Written request: Return the material exactly, first line through the line containing "plt.rcParams['mathtext.rm'] = 'Liberation", and nothing more. Pictures stay out.

<<<<

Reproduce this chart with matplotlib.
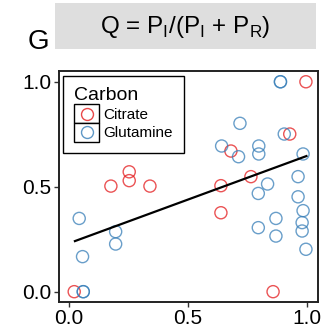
import numpy as np
import matplotlib
matplotlib.use("Agg")
import matplotlib.pyplot as plt
from matplotlib.patches import Rectangle
from matplotlib.lines import Line2D
from matplotlib.legend_handler import HandlerBase

plt.rcParams['font.family'] = ['Liberation Sans', 'DejaVu Sans']
plt.rcParams['mathtext.fontset'] = 'custom'
plt.rcParams['mathtext.rm'] = 'Liberation Sans'

# data
citrate_x = [0.995, 0.927, 0.680, 0.176, 0.253, 0.253, 0.340, 0.638, 0.764, 0.638, 0.022, 0.857]
citrate_y = [1.000, 0.751, 0.670, 0.503, 0.571, 0.529, 0.503, 0.505, 0.548, 0.376, 0.000, 0.000]

glut_x = [0.888, 0.888, 0.718, 0.904, 0.641, 0.712, 0.797, 0.797, 0.983, 0.834, 0.795, 0.962,
          0.962, 0.043, 0.196, 0.196, 0.057, 0.869, 0.795, 0.869, 0.983, 0.979, 0.979, 0.995,
          0.060, 0.060]
glut_y = [1.000, 1.000, 0.802, 0.751, 0.694, 0.643, 0.694, 0.656, 0.656, 0.513, 0.468, 0.548,
          0.452, 0.349, 0.286, 0.227, 0.167, 0.349, 0.305, 0.265, 0.386, 0.329, 0.289, 0.202,
          0.000, 0.000]

# linear trend as drawn in the figure (end points)
trend_x = [0.025, 0.997]
trend_y = [0.241, 0.646]

red = '#E41A1C'
blue = '#377EB8'


class BoxedMarker(HandlerBase):
    # legend key with a black box round the open circle
    def __init__(self, color):
        super().__init__()
        self.color = color

    def create_artists(self, legend, orig_handle, xdescent, ydescent, width, height, fontsize, trans):
        box = Rectangle((-xdescent, -ydescent), width, height, facecolor='white',
                        edgecolor='black', lw=1.0, transform=trans)
        m = Line2D([width / 2 - xdescent], [height / 2 - ydescent], marker='o', ms=8.6,
                   mfc='none', mec=self.color, mew=1.0, alpha=0.8, ls='none', transform=trans)
        return [box, m]


fig = plt.figure(figsize=(3.24, 3.28), dpi=100)
ax = fig.add_axes([0.182, 0.080, 0.799, 0.704])

ax.scatter(citrate_x, citrate_y, s=76, facecolors='none', edgecolors=red, linewidths=1.0, alpha=0.75)
ax.scatter(glut_x, glut_y, s=76, facecolors='none', edgecolors=blue, linewidths=1.0, alpha=0.75)

ax.plot(trend_x, trend_y, color='black', lw=1.6)

ax.set_xlim(-0.042, 1.045)
ax.set_ylim(-0.048, 1.052)
ax.set_xticks([0.0, 0.5, 1.0])
ax.set_yticks([0.0, 0.5, 1.0])
ax.set_xticklabels(['0.0', '0.5', '1.0'])
ax.set_yticklabels(['0.0', '0.5', '1.0'])
ax.tick_params(labelsize=15, length=3.5, width=1, pad=2, color='#333333')
for sp in ax.spines.values():
    sp.set_linewidth(1.4)
    sp.set_color('#222222')

h1 = Line2D([], [], label='Citrate')
h2 = Line2D([], [], label='Glutamine')
leg = ax.legend([h1, h2], ['Citrate', 'Glutamine'], title='Carbon', loc='upper left',
                bbox_to_anchor=(0.015, 0.978), borderaxespad=0, fontsize=11,
                title_fontsize=14, fancybox=False, edgecolor='black', framealpha=1,
                handler_map={h1: BoxedMarker(red), h2: BoxedMarker(blue)},
                handlelength=1.64, handleheight=1.5, handletextpad=0.25, labelspacing=0,
                borderpad=0.75)
leg._legend_box.align = 'left'
leg.get_frame().set_linewidth(1.0)

# strip title and panel letter
fig.patches.append(Rectangle((55 / 324, 1 - 49 / 328), 261 / 324, 46 / 328,
                             transform=fig.transFigure, facecolor='#dedede', edgecolor='none'))
fig.text(185 / 324, 1 - 27 / 328, r'Q = P$_\mathrm{I}$/(P$_\mathrm{I}$ + P$_\mathrm{R}$)',
         ha='center', va='center', fontsize=17.5)
fig.text(38 / 324, 1 - 42 / 328, 'G', ha='center', va='center', fontsize=20)

fig.savefig('out.png', dpi=100)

>>>>

Solved exercise:
Reproduce this chart with matplotlib.
import numpy as np
import matplotlib
matplotlib.use("Agg")
import matplotlib.pyplot as plt
from matplotlib.patches import Rectangle
from matplotlib.lines import Line2D
from matplotlib.legend_handler import HandlerBase

plt.rcParams['font.family'] = ['Liberation Sans', 'DejaVu Sans']
plt.rcParams['mathtext.fontset'] = 'custom'
plt.rcParams['mathtext.rm'] = 'Liberation Sans'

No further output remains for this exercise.